[What the task asks]: Take each line that has the word "image" and return it.

Entries with chart source code
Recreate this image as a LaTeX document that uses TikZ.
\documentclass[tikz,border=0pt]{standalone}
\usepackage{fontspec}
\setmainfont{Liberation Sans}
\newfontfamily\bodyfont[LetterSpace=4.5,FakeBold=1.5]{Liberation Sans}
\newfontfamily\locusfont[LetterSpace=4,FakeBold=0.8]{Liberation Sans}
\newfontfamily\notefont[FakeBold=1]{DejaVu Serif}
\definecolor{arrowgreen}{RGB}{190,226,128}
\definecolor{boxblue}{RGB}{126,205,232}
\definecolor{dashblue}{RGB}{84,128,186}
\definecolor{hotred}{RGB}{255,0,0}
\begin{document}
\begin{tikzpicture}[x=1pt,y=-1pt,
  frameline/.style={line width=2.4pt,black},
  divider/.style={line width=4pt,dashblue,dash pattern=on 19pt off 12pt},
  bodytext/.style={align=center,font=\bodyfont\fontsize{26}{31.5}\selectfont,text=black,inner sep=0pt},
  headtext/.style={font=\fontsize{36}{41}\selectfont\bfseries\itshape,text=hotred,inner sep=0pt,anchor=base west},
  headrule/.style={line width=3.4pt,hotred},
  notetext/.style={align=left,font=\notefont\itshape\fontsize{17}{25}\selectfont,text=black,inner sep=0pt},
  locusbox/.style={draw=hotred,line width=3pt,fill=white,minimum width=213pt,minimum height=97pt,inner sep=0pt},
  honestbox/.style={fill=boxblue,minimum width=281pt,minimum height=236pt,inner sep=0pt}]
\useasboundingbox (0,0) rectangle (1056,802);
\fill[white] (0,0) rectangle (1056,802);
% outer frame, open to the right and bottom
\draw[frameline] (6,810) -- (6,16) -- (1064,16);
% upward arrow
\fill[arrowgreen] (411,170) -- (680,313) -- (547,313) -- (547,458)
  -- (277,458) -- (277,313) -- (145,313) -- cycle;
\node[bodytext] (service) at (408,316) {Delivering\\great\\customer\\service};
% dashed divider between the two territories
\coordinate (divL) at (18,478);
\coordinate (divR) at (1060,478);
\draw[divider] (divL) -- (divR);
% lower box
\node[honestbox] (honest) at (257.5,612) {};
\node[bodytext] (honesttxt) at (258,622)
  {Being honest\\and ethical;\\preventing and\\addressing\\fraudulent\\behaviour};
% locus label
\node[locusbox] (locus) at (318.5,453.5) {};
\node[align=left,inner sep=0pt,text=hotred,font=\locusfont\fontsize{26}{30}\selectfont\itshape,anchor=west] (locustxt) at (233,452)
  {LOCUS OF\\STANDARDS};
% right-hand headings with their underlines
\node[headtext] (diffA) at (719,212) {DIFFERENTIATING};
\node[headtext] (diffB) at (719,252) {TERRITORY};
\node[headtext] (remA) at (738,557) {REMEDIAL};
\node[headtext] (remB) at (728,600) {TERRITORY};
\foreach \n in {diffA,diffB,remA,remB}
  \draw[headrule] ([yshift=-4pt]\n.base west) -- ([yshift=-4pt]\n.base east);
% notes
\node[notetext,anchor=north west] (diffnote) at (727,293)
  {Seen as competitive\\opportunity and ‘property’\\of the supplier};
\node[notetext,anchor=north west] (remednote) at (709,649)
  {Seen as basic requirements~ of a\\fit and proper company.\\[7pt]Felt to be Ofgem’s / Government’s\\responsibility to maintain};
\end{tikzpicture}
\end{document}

...

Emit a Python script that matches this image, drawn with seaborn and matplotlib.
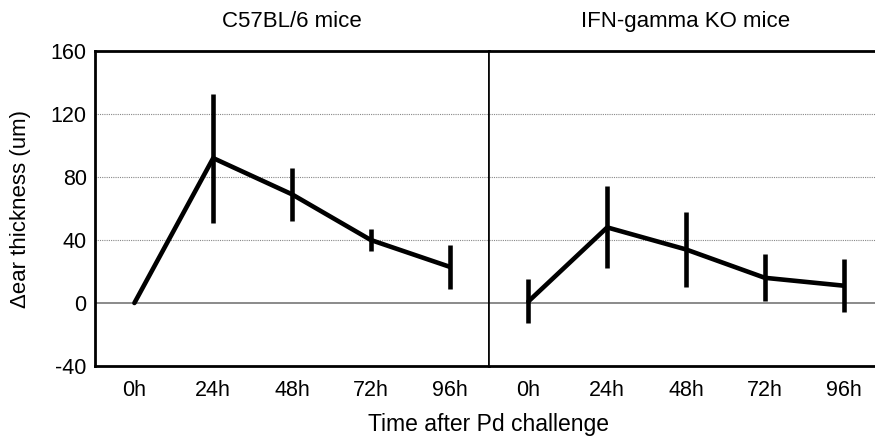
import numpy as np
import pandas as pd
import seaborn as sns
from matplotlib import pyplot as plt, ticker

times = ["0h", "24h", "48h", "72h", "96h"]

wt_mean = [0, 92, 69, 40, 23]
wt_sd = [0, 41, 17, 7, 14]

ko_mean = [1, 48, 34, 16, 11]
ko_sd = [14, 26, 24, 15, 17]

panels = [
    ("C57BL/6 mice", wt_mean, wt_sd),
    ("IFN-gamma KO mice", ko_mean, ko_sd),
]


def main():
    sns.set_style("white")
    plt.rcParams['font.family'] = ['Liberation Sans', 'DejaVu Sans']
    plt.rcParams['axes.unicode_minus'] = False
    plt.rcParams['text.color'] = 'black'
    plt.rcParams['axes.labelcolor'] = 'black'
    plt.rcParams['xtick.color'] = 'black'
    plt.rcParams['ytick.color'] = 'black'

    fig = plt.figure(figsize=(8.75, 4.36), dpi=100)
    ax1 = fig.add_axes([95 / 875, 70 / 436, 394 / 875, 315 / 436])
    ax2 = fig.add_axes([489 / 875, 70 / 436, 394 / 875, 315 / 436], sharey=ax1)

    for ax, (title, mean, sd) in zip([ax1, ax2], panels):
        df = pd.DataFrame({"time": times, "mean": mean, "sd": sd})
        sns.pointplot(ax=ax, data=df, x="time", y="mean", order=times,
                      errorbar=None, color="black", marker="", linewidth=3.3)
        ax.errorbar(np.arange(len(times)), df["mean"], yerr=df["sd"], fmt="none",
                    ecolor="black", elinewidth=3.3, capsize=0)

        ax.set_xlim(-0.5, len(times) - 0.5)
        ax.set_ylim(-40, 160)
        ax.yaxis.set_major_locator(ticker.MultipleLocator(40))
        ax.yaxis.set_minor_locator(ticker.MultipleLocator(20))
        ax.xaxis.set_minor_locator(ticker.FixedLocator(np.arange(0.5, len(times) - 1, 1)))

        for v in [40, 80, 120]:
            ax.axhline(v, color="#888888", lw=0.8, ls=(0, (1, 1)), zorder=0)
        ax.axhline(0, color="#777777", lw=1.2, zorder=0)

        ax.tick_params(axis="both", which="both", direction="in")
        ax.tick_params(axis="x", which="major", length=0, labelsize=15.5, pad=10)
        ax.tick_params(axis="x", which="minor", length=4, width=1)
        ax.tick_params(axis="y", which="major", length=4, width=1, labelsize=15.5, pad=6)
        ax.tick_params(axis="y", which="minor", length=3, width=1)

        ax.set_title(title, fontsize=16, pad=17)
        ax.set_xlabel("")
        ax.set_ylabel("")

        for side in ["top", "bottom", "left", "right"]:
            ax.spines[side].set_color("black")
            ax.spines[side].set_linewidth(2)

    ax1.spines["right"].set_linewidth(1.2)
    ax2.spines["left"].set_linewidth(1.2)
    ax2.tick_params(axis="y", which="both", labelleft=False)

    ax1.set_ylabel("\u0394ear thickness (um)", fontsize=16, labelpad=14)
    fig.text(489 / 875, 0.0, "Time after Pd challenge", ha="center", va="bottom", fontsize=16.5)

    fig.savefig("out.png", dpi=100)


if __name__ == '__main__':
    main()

[Complete response]:
Recreate this image as a LaTeX document that uses TikZ.
Emit a Python script that matches this image, drawn with seaborn and matplotlib.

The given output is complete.